Белое движение. Исторические портреты (сборник) — страница 202 из 300

Председатель Ревтрибунала ответил (не безосновательно), что до окончания суда так вопрос ставить нельзя, на что обвинитель А. Г. Гойхбарг (действительный член Социалистической Академии Наук и автор вышедшей в 1919 году книги «Пролетариат и право») дал пояснения в формулировках, отличавшихся юридической изысканностью: «Я действительно извиняюсь, оправдание означает отсутствие доказательств, а не освобождение от всяких показаний. Я, думая, что в суде революционного трибунала эти понятия совпадают, но для того, чтобы не могло остаться впечатления, что в распоряжении обвинения сейчас не имеется доказательств, я не возражал бы против того, чтобы мое ходатайство было понято в смысле освобождения Гришиной-Алмазовой со всеми вытекающими из этого последствиями». Председательствующий И. П. Павлуновский (бывший студент-юрист), один из первых чекистов, отнюдь не отличавшийся мягкосердечием, то ли был подавлен ученостью социалистического академика, то ли все-таки понял, что Мария Александровна на процессе действительно лишняя, и удовлетворил ходатайство. В приговоре (оглашен 30 мая) Гришина-Алмазова, правда, считалась «освобожденной от суда», а не оправданной (за недостатком улик или отсутствием состава преступления), но для нее эти тонкости, конечно, существенной роли не играли: она получила свободу и даже смогла выбраться в эмиграцию.

* * *

Но вернемся к Алексею Николаевичу. Путешествие до Уфы прошло благополучно, за исключением нескольких случаев, когда офицеры узнавали его, немотря на «маскировку». Спутник Гришина вспоминал о «курьезе»: один из таких офицеров «проехал с нами несколько станций и в разговоре сказал мне, сидящему рядом с Алексеем Николаевичем: “знаете, вы удивительно похожи на генерала Гришина-Алмазова; того я хорошо знаю”». Мемуарист расценил это как забавную путаницу, хотя все могло быть сложнее – случайный попутчик дал понять, что узнал генерала, сочувствует ему, догадывается о причинах маскарада и никак не выдаст Гришина.

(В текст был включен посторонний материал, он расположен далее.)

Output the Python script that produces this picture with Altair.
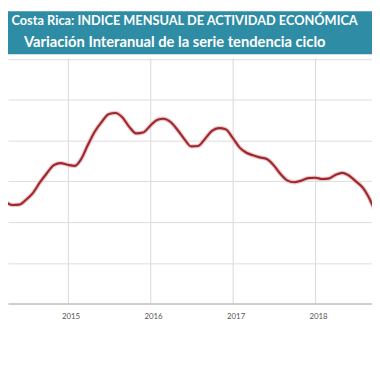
import altair as alt
import pandas as pd

# Monthly data (year-on-year % change of the trend-cycle series)
months = pd.date_range("2014-01-01", "2018-11-01", freq="MS").strftime("%Y-%m-%d").tolist()
values = [2.82, 2.70, 2.60, 2.49, 2.42, 2.43, 2.55, 2.72, 2.98, 3.20, 3.40, 3.45,
          3.41, 3.38, 3.54, 3.90, 4.22, 4.46, 4.65, 4.68, 4.57, 4.34, 4.18, 4.20,
          4.36, 4.51, 4.54, 4.46, 4.27, 4.04, 3.86, 3.87, 4.05, 4.24, 4.31, 4.28,
          4.07, 3.83, 3.71, 3.64, 3.59, 3.55, 3.40, 3.18, 3.02, 2.98, 3.02, 3.08,
          3.09, 3.06, 3.07, 3.16, 3.21, 3.14, 3.00, 2.84, 2.55, 2.17, 1.78]
year_ticks = [2015, 2016, 2017, 2018]
y_grid = [0, 1, 2, 3, 4, 5, 6]
title_lines = ["Costa Rica: INDICE MENSUAL DE ACTIVIDAD ECONÓMICA",
               "Variación Interanual de la serie tendencia ciclo"]

df = pd.DataFrame({"fecha": months, "valor": values})
W = 371
H = 298
one = pd.DataFrame({"a": [0]})

xscale = alt.Scale(domain=["2014-04-12", "2018-09-10"])
xaxis = alt.Axis(
    values=[alt.DateTime(year=y, month=1, date=1) for y in year_ticks],
    format="%Y", title=None, grid=True, gridColor="#d8d8d8", gridWidth=1,
    ticks=False, domainColor="#c4c4c4", domainWidth=1.6,
    labelFont="Lato", labelFontSize=8, labelColor="#555555", labelPadding=9, labelOffset=3,
)
yaxis = alt.Axis(values=y_grid, labels=False, ticks=False, domain=False, title=None,
                 grid=True, gridColor="#dcdcdc", gridWidth=1)

base = alt.Chart(df).encode(
    x=alt.X("fecha:T", scale=xscale, axis=xaxis),
    y=alt.Y("valor:Q", scale=alt.Scale(domain=[0, H / 41.5], nice=False, zero=False), axis=yaxis),
)
halo = base.mark_line(clip=True, color="#e8a4a7", strokeWidth=4.5, opacity=0.6, interpolate="monotone")
line = base.mark_line(clip=True, color="#9b2a30", strokeWidth=2.2, interpolate="monotone")

# Header band
gap = alt.Chart(one).mark_rect(color="white").encode(
    x=alt.value(0), x2=alt.value(W), y=alt.value(0), y2=alt.value(48)
)
band = alt.Chart(one).mark_rect(color="#2f8ca5").encode(
    x=alt.value(0), x2=alt.value(W), y=alt.value(0), y2=alt.value(44)
)
t1 = alt.Chart(pd.DataFrame({"t": [title_lines[0]]})).mark_text(
    font="Lato", fontWeight="bold", fontSize=13, color="white", align="center", baseline="alphabetic"
).encode(text="t:N", x=alt.value(180), y=alt.value(14))
t2 = alt.Chart(pd.DataFrame({"t": [title_lines[1]]})).mark_text(
    font="Lato", fontWeight="bold", fontSize=15, color="white", align="center", baseline="alphabetic"
).encode(text="t:N", x=alt.value(170), y=alt.value(36))

chart = alt.layer(halo, line, gap, band, t1, t2).properties(
    width=W, height=H, background="white",
    padding={"left": 0, "top": 0, "right": 0, "bottom": 40},
    autosize=alt.AutoSizeParams(type="none"),
).configure_view(strokeWidth=0)

chart.save("out.html", embed_options={"renderer": "svg", "actions": False})
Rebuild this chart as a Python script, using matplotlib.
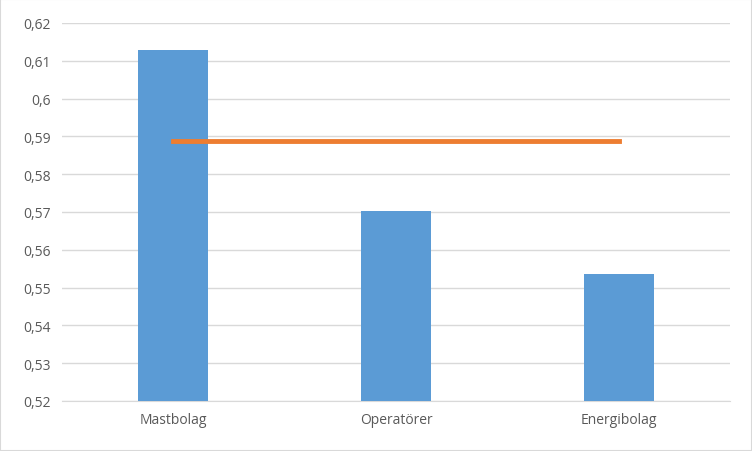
import matplotlib
matplotlib.use("Agg")
import matplotlib.pyplot as plt
from matplotlib.patches import Rectangle

categories = ["Mastbolag", "Operatörer", "Energibolag"]
values = [0.6129, 0.5702, 0.5535]
average = [0.5888, 0.5888, 0.5888]
yticks = [0.52 + 0.01 * i for i in range(11)]

plt.rcParams['font.family'] = ['Open Sans', 'DejaVu Sans']
fig = plt.figure(figsize=(7.52, 4.52), dpi=100)
ax = fig.add_axes([62/752, 50/452, 668/752, 378/452])
x = list(range(len(categories)))
ax.bar(x, values, width=0.315, color="#5B9BD5", zorder=3)
ax.plot(x, average, color="#ED7D31", linewidth=3.5, zorder=4)
ax.set_xlim(-0.5, 2.5)
ax.set_ylim(0.52, 0.62)
ax.set_yticks(yticks)
ax.set_yticklabels([f"{v:.2f}".rstrip("0").replace(".", ",") if f"{v:.2f}".endswith("0") else f"{v:.2f}".replace(".", ",") for v in yticks])
ax.set_xticks(x)
ax.set_xticklabels(categories)
ax.grid(axis="y", color="#D9D9D9", linewidth=1, zorder=0)
for s in ["top", "right", "left"]:
    ax.spines[s].set_visible(False)
ax.spines["bottom"].set_color("#D9D9D9")
ax.tick_params(length=0, labelsize=10, colors="#595959", pad=8)
fig.patches.append(Rectangle((0, 0), 1, 1, transform=fig.transFigure, fill=False, edgecolor="#D9D9D9", linewidth=1.5))
fig.savefig("out.png", dpi=100)
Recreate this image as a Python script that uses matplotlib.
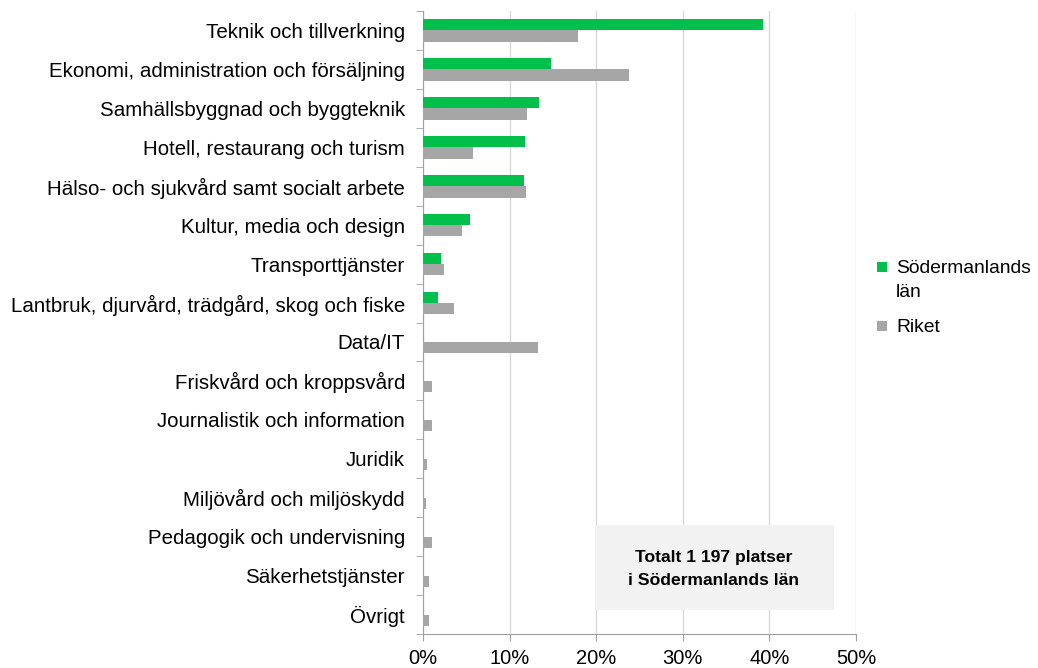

Стольный град Уфа был переполнен участниками недавнего Совещания, чинами правительственных учреждений и беженцами (дела на фронте Народной Армии шли плохо), так что по приезде туда 26 сентября генералу пришлось ночевать в городской комендатуре, на столе в комнате дежурного офицера. Алексей Николаевич, решив не соблюдать далее инкогнито, был принят новым Верховным Главнокомандующим и членом Директории генералом Болдыревым, который чуть ли не с первых слов заявил: «Я знаю ваши способности, ваши заслуги и вашу энергию; сейчас, как никогда, вы могли бы принести пользу родине, но при создавшихся условиях, – вы знаете, каких, – дать вам какое-либо назначение, достойное вас, я не могу». Гришин успокоил осмотрительного собеседника, сообщив о своем намерении направиться на Юг России, и тут же получил поручение… передать генералу Алексееву, что тот избран «заместителем» Болдырева. Если у Алексея Николаевича и оставались какие-либо иллюзии относительно Директории, теперь они должны были окончательно развеяться: как можно было воспринимать избрание известного всей стране Алексеева, создателя Добровольческой Армии, – заместителем Болдырева, трусливо оглядывающегося на «создавшиеся условия» и, кажется, не имевшего необходимой свободы действий?!

Еще несколько дней Гришин-Алмазов провел в Уфе, стараясь понять, каково здесь «общественное мнение». «Громадное большинство мнений сводилось к тому, что Директория [–] лишь ступень, на которой наша возрождающаяся государственность должна задержаться самый краткий срок; она являлась естественным переходом к единоличной власти, военной диктатуре», – утверждает спутник генерала.– «Такое единодушие взглядов сильно радовало Алексея Николаевича. Он считал, что русская государственная мысль уже стоит на верном пути». Сам мемуарист не должен был сопровождать Гришина далее: ему «предстояло остаться на территории Сибири и Урала» и «работать ради той же задачи» – «осуществления военной диктатуры».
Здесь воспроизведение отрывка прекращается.